Alexandria Ocasio-Cortez’s ‘Green New Deal’ Is Neither ‘New’ Nor ‘Green’ — It’s Just Socialist

Alexandria Ocasio-Cortez’s ‘Green New Deal’ Is Neither ‘New’ Nor ‘Green’ — It’s Just Socialist. By Joel Pollack.

Rep.-elect Alexandria Ocasio-Cortez (D-NY) has championed the “Green New Deal,” an idea rapidly gaining traction in Democratic Party circles.

The “democratic socialist” from New York has pushed for the policy in alarmist terms: “People are going to die,” she says, unless it becomes law. Or perhaps “Americans are dying” already. Either way, we face “cataclysmic climate disaster” unless Congress can “plan and implement a Green New Deal” in ten years.

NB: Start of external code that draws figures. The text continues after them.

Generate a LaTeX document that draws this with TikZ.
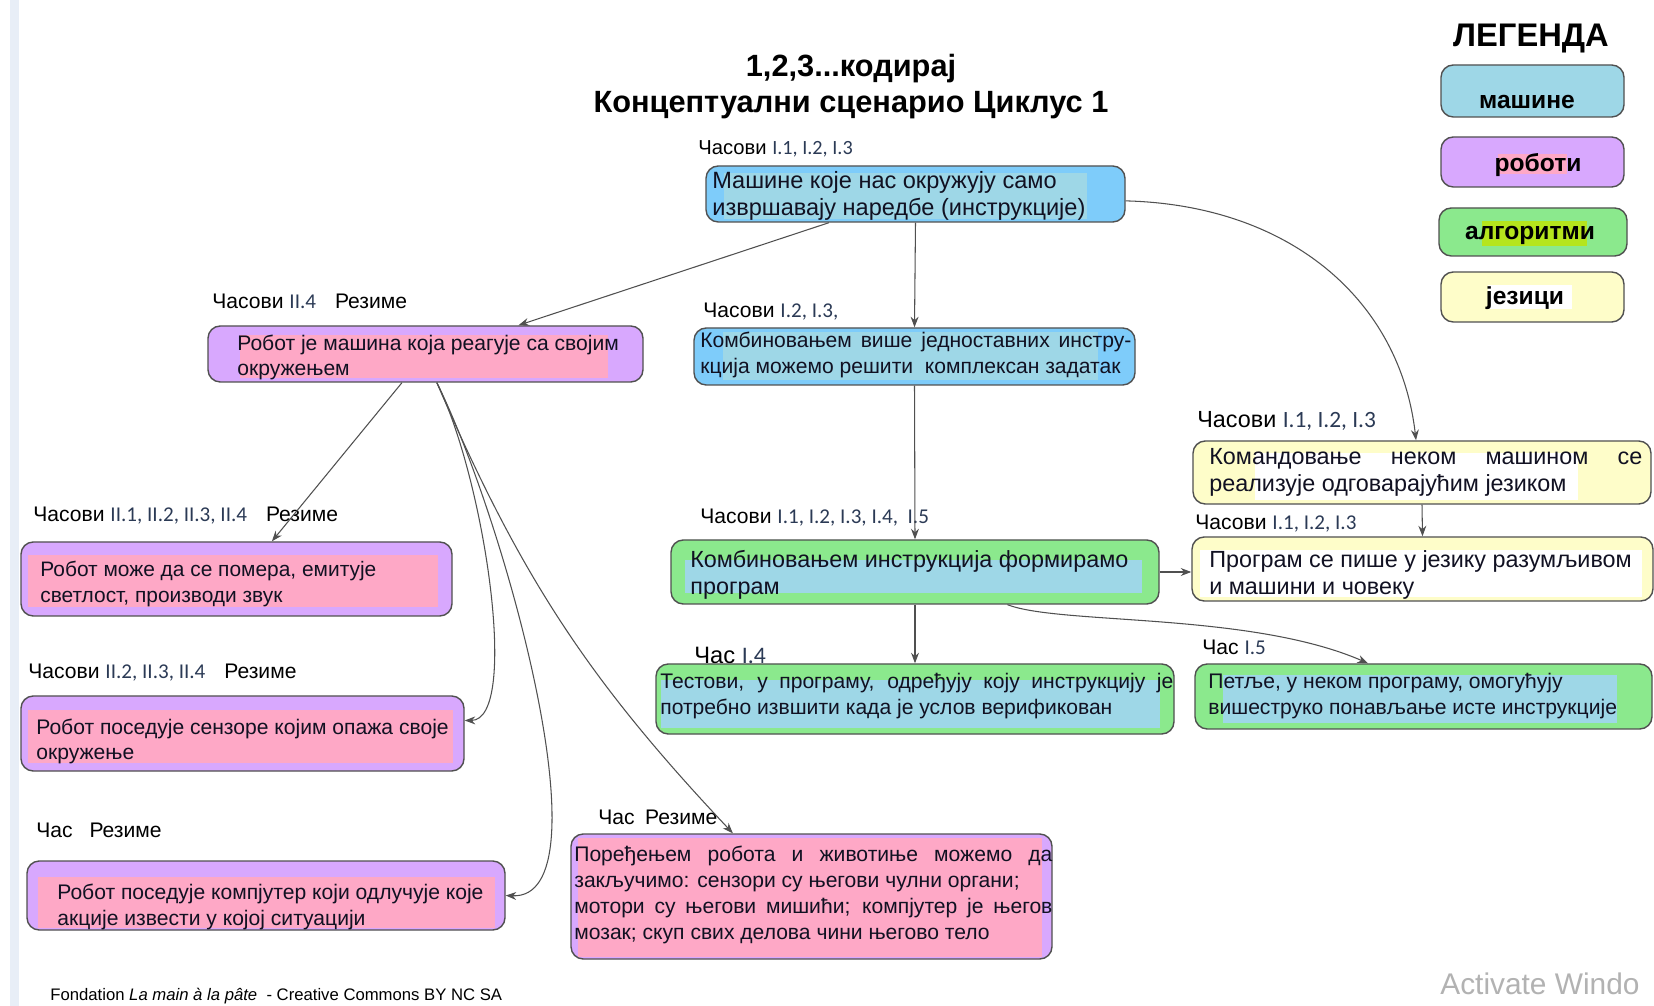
\documentclass[tikz,border=0pt]{standalone}
\usepackage{fontspec}
\setmainfont{Liberation Sans}
\newfontfamily\carl{Carlito}
\usetikzlibrary{arrows.meta,calc,fit}
\definecolor{sky}{HTML}{7ECCFA}
\definecolor{hlblue}{HTML}{9ED7E7}
\definecolor{purp}{HTML}{D8A8FE}
\definecolor{pinkhl}{HTML}{FEA8C6}
\definecolor{grn}{HTML}{8BE98D}
\definecolor{ylw}{HTML}{FEFDC9}
\definecolor{lime}{HTML}{B5E51D}
\definecolor{edgec}{HTML}{505050}
\definecolor{numc}{HTML}{2B3A55}
\definecolor{stripc}{HTML}{E8EEF7}
\definecolor{txtc}{HTML}{111122}
\newlength{\pxu}\setlength{\pxu}{0.02cm}
\newcommand{\nm}[1]{{\carl\color{numc}#1}}
\newcommand{\myfs}[2]{\fontsize{#1}{#2}\selectfont}
\newcommand{\jl}[2]{\makebox[#1\pxu][s]{#2}}
\begin{document}
\begin{tikzpicture}[x=0.02cm,y=-0.02cm,
  box/.style={draw=edgec, line width=0.8pt, rounded corners=7pt, inner sep=0pt},
  txt/.style={inner sep=0pt, anchor=west, align=left, text=txtc},
  lbl/.style={inner sep=0pt, anchor=west, text=black},
  conn/.style={draw=edgec, line width=0.6pt, -{Stealth[length=6pt,width=4.5pt]}}]
\useasboundingbox (0,0) rectangle (1654,1006);
\fill[white] (0,0) rectangle (1654,1006);
\fill[stripc] (10,0) rectangle (19,1006);

% title
\node[font=\bfseries\myfs{17.5pt}{20pt}] (t1) at (851,69) {1,2,3...кодирај};
\node[font=\bfseries\myfs{17.5pt}{20pt}] (t2) at (851,105) {Концептуални сценарио Циклус 1};

% legend
\node[font=\bfseries\myfs{18.6pt}{20pt}] (leg) at (1531,39) {ЛЕГЕНДА};
\node[box, fill=hlblue, fit={(1441,65) (1624,117)}] (lg1) {};
\node[font=\bfseries\myfs{14pt}{16pt}] (lg1t) at (1527,102) {машине};
\node[box, fill=purp, fit={(1441,137) (1624,187)}] (lg2) {};
\fill[pinkhl] (1498,154) rectangle (1567,174);
\node[font=\bfseries\myfs{14pt}{16pt}] (lg2t) at (1538,165) {роботи};
\node[box, fill=grn, fit={(1439,208) (1627,256)}] (lg3) {};
\fill[lime] (1482,221) rectangle (1587,246);
\node[font=\bfseries\myfs{14pt}{16pt}] (lg3t) at (1530,235) {алгоритми};
\node[box, fill=ylw, fit={(1441,272) (1624,322)}] (lg4) {};
\fill[white] (1488,285) rectangle (1572,309);
\node[font=\bfseries\myfs{14pt}{16pt}] (lg4t) at (1525,298) {језици};

% A
\node[lbl, font=\myfs{11.5pt}{13pt}] (Al) at (698,149) {Часови \nm{I.1, I.2, I.3}};
\node[box, fill=sky, fit={(706,166) (1125,222)}] (A) {};
\fill[hlblue] (724,173) rectangle (1087,219);
\node[txt, font=\myfs{13.4pt}{15.8pt}] (At) at (712,196) {Машине које нас окружују само\\извршавају наредбе (инструкције)};

% B
\node[lbl, font=\myfs{12pt}{14pt}] (Bl) at (212,301) {Часови \nm{II.4}\hspace{0.9em}Резиме};
\node[box, fill=purp, fit={(208,326) (643,382)}] (B) {};
\fill[pinkhl] (240,335) rectangle (608,378);
\node[txt, font=\myfs{12pt}{14.2pt}] (Bt) at (237,357) {Робот је машина која реагује са својим\\окружењем};

% C
\node[lbl, font=\myfs{12pt}{14pt}] (Cl) at (703,312) {Часови \nm{I.2, I.3,}};
\node[box, fill=sky, fit={(694,328) (1135,385)}] (C) {};
\fill[hlblue] (723,332) rectangle (1098,380);
\node[txt, font=\myfs{12pt}{14.7pt}] (Ct) at (700,355) {\jl{431}{Комбиновањем више једноставних инстру-}\\кција можемо решити\ \ комплексан задатак};

% D
\node[lbl, font=\myfs{13.3pt}{15pt}] (Dl) at (1197,421) {Часови \nm{I.1, I.2, I.3}};
\node[box, fill=ylw, fit={(1193,441) (1651,504)}] (D) {};
\fill[white] (1255,453) rectangle (1578,500);
\node[txt, font=\myfs{13.3pt}{15.3pt}] (Dt) at (1209,472) {\jl{433}{Командовање неком машином се}\\реализује одговарајућим језиком};

% E
\node[lbl, font=\myfs{12pt}{14pt}] (El) at (1195,524) {Часови \nm{I.1, I.2, I.3}};
\node[box, fill=ylw, fit={(1192,537) (1653,601)}] (E) {};
\fill[white] (1200,550) rectangle (1642,597);
\node[txt, font=\myfs{13.3pt}{15.3pt}] (Et) at (1209,575) {Програм се пише у језику разумљивом\\и машини и човеку};

% F
\node[lbl, font=\myfs{12pt}{14pt}] (Fl) at (700,518) {Часови \nm{I.1, I.2, I.3, I.4,\ \ I.5}};
\node[box, fill=grn, fit={(671,540) (1159,604)}] (F) {};
\fill[hlblue] (685,560) rectangle (1142,593);
\node[txt, font=\myfs{13.3pt}{15.3pt}] (Ft) at (690,575) {Комбиновањем инструкција формирамо\\програм};

% G
\node[lbl, font=\myfs{13.5pt}{15pt}] (Gl) at (694,655) {Час \nm{I.4}};
\node[box, fill=grn, fit={(656,664) (1174,734)}] (G) {};
\fill[hlblue] (661,680) rectangle (1160,728);
\node[txt, font=\myfs{12pt}{15.3pt}] (Gt) at (660,696) {\jl{513}{Тестови, у програму, одређују коју инструкцију је}\\потребно извшити када је услов верификован};

% H
\node[lbl, font=\myfs{12pt}{14pt}] (Hl) at (1202,647) {Час \nm{I.5}};
\node[box, fill=grn, fit={(1195,664) (1652,729)}] (H) {};
\fill[hlblue] (1223,675) rectangle (1617,723);
\node[txt, font=\myfs{12pt}{15.3pt}] (Ht) at (1208,696) {Петље, у неком програму, омогућују\\вишеструко понављање исте инструкције};

% I
\node[lbl, font=\myfs{12pt}{14pt}] (Il) at (33,516) {Часови \nm{II.1, II.2, II.3, II.4}\hspace{0.9em}Резиме};
\node[box, fill=purp, fit={(21,542) (452,616)}] (I) {};
\fill[pinkhl] (28,555) rectangle (438,607);
\node[txt, font=\myfs{11.9pt}{14.7pt}] (It) at (40,584) {Робот може да се помера, емитује\\светлост, производи звук};

% J
\node[lbl, font=\myfs{12pt}{14pt}] (Jl) at (28,673) {Часови \nm{II.2, II.3, II.4}\hspace{0.9em}Резиме};
\node[box, fill=purp, fit={(21,696) (464,771)}] (J) {};
\fill[pinkhl] (28,710) rectangle (453,763);
\node[txt, font=\myfs{12pt}{14.2pt}] (Jt) at (36,741) {Робот поседује сензоре којим опажа своје\\окружење};

% K
\node[lbl, font=\myfs{12pt}{14pt}] (Kl) at (36,830) {Час\hspace{0.8em}Резиме};
\node[box, fill=purp, fit={(27,861) (505,930)}] (K) {};
\fill[pinkhl] (38,877) rectangle (495,928);
\node[txt, font=\myfs{12pt}{14.7pt}] (Kt) at (57,907) {Робот поседује компјутер који одлучује које\\акције извести у којој ситуацији};

% L
\node[lbl, font=\myfs{12pt}{14pt}] (Ll) at (598,817) {Час\hspace{0.5em}Резиме};
\node[box, fill=purp, fit={(571,834) (1052,959)}] (L) {};
\fill[pinkhl] (578,838) rectangle (1042,957);
\node[txt, font=\myfs{12pt}{14.7pt}] (Lt) at (574,895) {\jl{478}{Поређењем робота и животиње можемо да}\\закључимо: сензори су његови чулни органи;\\\jl{478}{мотори су његови мишићи; компјутер је његов}\\мозак; скуп свих делова чини његово тело};

% footer
\node[lbl, font=\myfs{9.5pt}{11pt}] (foot) at (50,996) {Fondation \textit{La main à la pâte}\ \ - Creative Commons BY NC SA};
\node[lbl, font=\myfs{17pt}{19pt}, text=black!30] (wm) at (1440,984) {Activate Windo};

% connector points
\coordinate (As1) at ($(A.south west)!0.294!(A.south east)$);
\coordinate (Ae) at ($(A.north east)!0.62!(A.south east)$);
\coordinate (Bn) at ($(B.north west)!0.713!(B.north east)$);
\coordinate (Bs1) at ($(B.south west)!0.446!(B.south east)$);
\coordinate (Bs2) at ($(B.south west)!0.526!(B.south east)$);
\coordinate (Dn) at ($(D.north west)!0.487!(D.north east)$);
\coordinate (Fs) at ($(F.south west)!0.689!(F.south east)$);
\coordinate (Hn) at ($(H.north west)!0.379!(H.north east)$);
\coordinate (In) at ($(I.north west)!0.582!(I.north east)$);
\coordinate (Je) at ($(J.north east)!0.33!(J.south east)$);
\coordinate (Ln) at ($(L.north west)!0.337!(L.north east)$);

% connectors
\draw[conn] (As1) -- (Bn);
\draw[conn] (A.south) -- (C.north);
\draw[conn] (Ae) .. controls (1290,205) and (1400,300) .. (Dn);
\draw[conn] (C.south) -- (F.north);
\draw[conn] (D.south) -- (E.north);
\draw[conn] (F.east) -- (F.east -| E.west);
\draw[conn] (F.south) -- (G.north);
\draw[conn] (Fs) .. controls (1060,625) and (1250,612) .. (Hn);
\draw[conn] (Bs1) -- (In);
\draw[conn] (Bs2) .. controls (485,480) and (520,720) .. (Je);
\draw[conn] (Bs2) .. controls (505,520) and (610,900) .. (K.east);
\draw[conn] (Bs2) to[bend right=10] (Ln);
\end{tikzpicture}
\end{document}
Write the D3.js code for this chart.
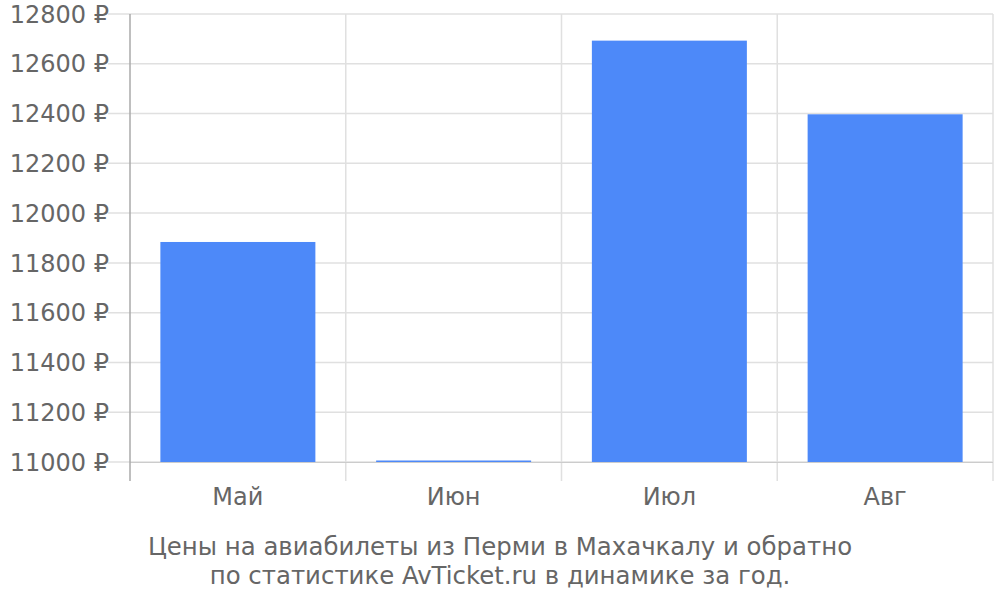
<!DOCTYPE html>
<html><head><meta charset="utf-8">
<script src="https://cdn.jsdelivr.net/npm/d3@7"></script>
<style>body{margin:0;background:#fff}svg{display:block}text{font-family:"DejaVu Sans",sans-serif;fill:#666}</style>
</head><body>
<svg id="c" width="1000" height="600"></svg>
<script>
const categories = ["Май", "Июн", "Июл", "Авг"];
const prices = [11884, 11006, 12693, 12397];
const yTicks = [11000, 11200, 11400, 11600, 11800, 12000, 12200, 12400, 12600, 12800];
const titleLines = ["Цены на авиабилеты из Перми в Махачкалу и обратно", "по статистике AvTicket.ru в динамике за год."];

const svg = d3.select("#c");
const L = 130, R = 993, T = 14, B = 462;
const x = d3.scaleBand().domain(categories).range([L, R]).paddingInner(0).paddingOuter(0);
const y = d3.scaleLinear().domain([11000, 12800]).range([B, T]);

// horizontal grid
svg.append("g").selectAll("line").data(yTicks).join("line")
  .attr("x1", L - 22).attr("x2", R).attr("y1", d => y(d)).attr("y2", d => y(d))
  .attr("stroke", "#e0e0e0").attr("stroke-width", 1.5);
// vertical grid at band boundaries
const bounds = categories.map(c => x(c)).concat([R]);
svg.append("g").selectAll("line").data(bounds.slice(1)).join("line")
  .attr("x1", d => d).attr("x2", d => d).attr("y1", T).attr("y2", B + 19)
  .attr("stroke", "#e0e0e0").attr("stroke-width", 1.5);

// bars
const bw = 155;
svg.append("g").selectAll("rect").data(categories).join("rect")
  .attr("x", d => x(d) + (x.bandwidth() - bw) / 2)
  .attr("width", bw)
  .attr("y", (d, i) => y(prices[i]))
  .attr("height", (d, i) => B - y(prices[i]))
  .attr("fill", "#4d89f9");

// x axis baseline
svg.append("line").attr("x1", L).attr("x2", R).attr("y1", B + 0.5).attr("y2", B + 0.5)
  .attr("stroke", "#ccc").attr("stroke-width", 1.2);
// y axis line
svg.append("line").attr("x1", L).attr("x2", L).attr("y1", T).attr("y2", B + 19)
  .attr("stroke", "#aaa").attr("stroke-width", 1.5);

// y labels
svg.append("g").selectAll("text").data(yTicks).join("text")
  .attr("x", L - 21).attr("y", d => y(d)).attr("dy", "0.36em")
  .attr("text-anchor", "end").attr("font-size", 24)
  .text(d => d + " ₽");

// x labels
svg.append("g").selectAll("text").data(categories).join("text")
  .attr("x", d => x(d) + x.bandwidth() / 2).attr("y", 505)
  .attr("text-anchor", "middle").attr("font-size", 24)
  .text(d => d);

// title
svg.append("g").selectAll("text").data(titleLines).join("text")
  .attr("x", 500).attr("y", (d, i) => 555 + i * 29)
  .attr("text-anchor", "middle").attr("font-size", 24.4)
  .text(d => d);
</script>
</body></html>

But the “Green New Deal” has little to do with the environment. It is the latest incarnation of a “red-green” strategy, developed decades ago, which seeks to achieve socialist economic policy through the ruse of environmental crisis. …

The main demand: a shift to 100% renewable energy sources by 2030. The promise, as with Van Jones in 2008, is that the shift will create massive numbers of new working-class jobs. …

The “Select Committee” Ocasio-Cortez is demanding would draft legislation to achieve the “Green New Deal.” Along with 100% renewables, her plan also calls for “upgrading every residential and industrial building for state-of-the-art energy efficiency, comfort and safety”; and “funding massive investment in the drawdown and capture of greenhouse gases.”

By any measure, Ocasio-Cortez is calling for huge government intervention in the economy.

This is the modern version of Keynesian stimulus by useless activities. The classical standard is employing people to dig holes and others to fill them in.

It’s just the broken window fallacy in new clothes. No, breaking windows does not stimulate overall economic activity, even though it causes more work for glass manufacturers and glaziers. It merely transfers expenditure from something else to repairing windows, from useful activity to unnecessary activity. Breaking windows does not stimulate the economy, it just wastes time and money and thereby weakens the economy.

Spending our resources on expensive energy — renewables work out about three to ten times more expensive than coal and nuclear — just makes society and people poorer. Resources are wasted on unnecessary activities, instead of being spent on furthering human welfare.